The Investigation, Impeachment, and Trial of President Clinton

by Richard A. Posner

Pub Date: Sept. 1st, 1999
ISBN: 0-674-00080-3
Publisher: Harvard Univ.

Federal judge, professor (Univ. of Chicago Law School), and prolific author (The Economics of Justice, 1981, etc.) Posner presents an investigation into l’affaire Lewinsky that is both scholarly and approachable. His findings? We may have made both too much and too little of the whole sordid mess, and the majority of those involved proved themselves to often be fools, knaves, and even cowards. Upon reviewing the president’s actions after his affair with Monica Lewinsky was revealed, Posner argues that Clinton did indeed commit crimes, including perjury and obstruction of justice. Yet the complexity of Clinton’s impeachment revolves around whether criminality per se reaches the level of “high Crimes and Misdemeanors” for which constitutionally a president may be removed. The issues get further muddied when one considers the —exemplary moral duties— of the presidency: did Clinton violate his duties as moral leader of the country? Probably, says Posner, but pragmatically speaking—and Posner is above all else a pragmatist, concerned with the practical over legal and moral abstraction—the union seems to have remained intact.
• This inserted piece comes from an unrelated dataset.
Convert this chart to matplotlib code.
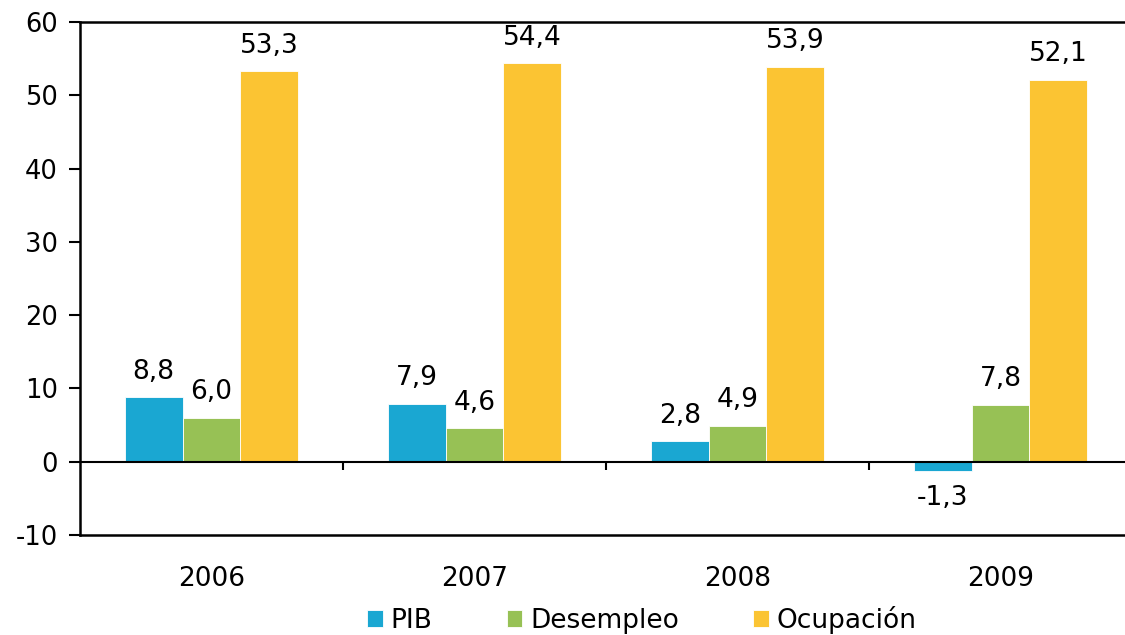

Such are the issues with which Posner deals, but his stronger concerns are with the institutional weaknesses the impeachment process revealed: an independent counsel office that seemed driven by a need to harass public officials, a Congress that could not conduct an impeachment that appeared procedurally fair, public intellectuals and political pundits dragged into an irrational Manichaean debate over the morality of Clinton that did little to help anyone understand the intricacies of impeachment. In the end, the most lasting effect of Clinton’s impeachment ordeal may be the demystifying of elites. They are, after all, at time banal blunderers, just like the rest of us. Yet American democracy is strong enough to accept its leaders as peers, not paragons. Ironically, then, the very foolishness of political and intellectual elites may be their saving grace. Heavy going at times, but an invaluable and subtle judgment not only of Clinton, but of our society and those who rule us.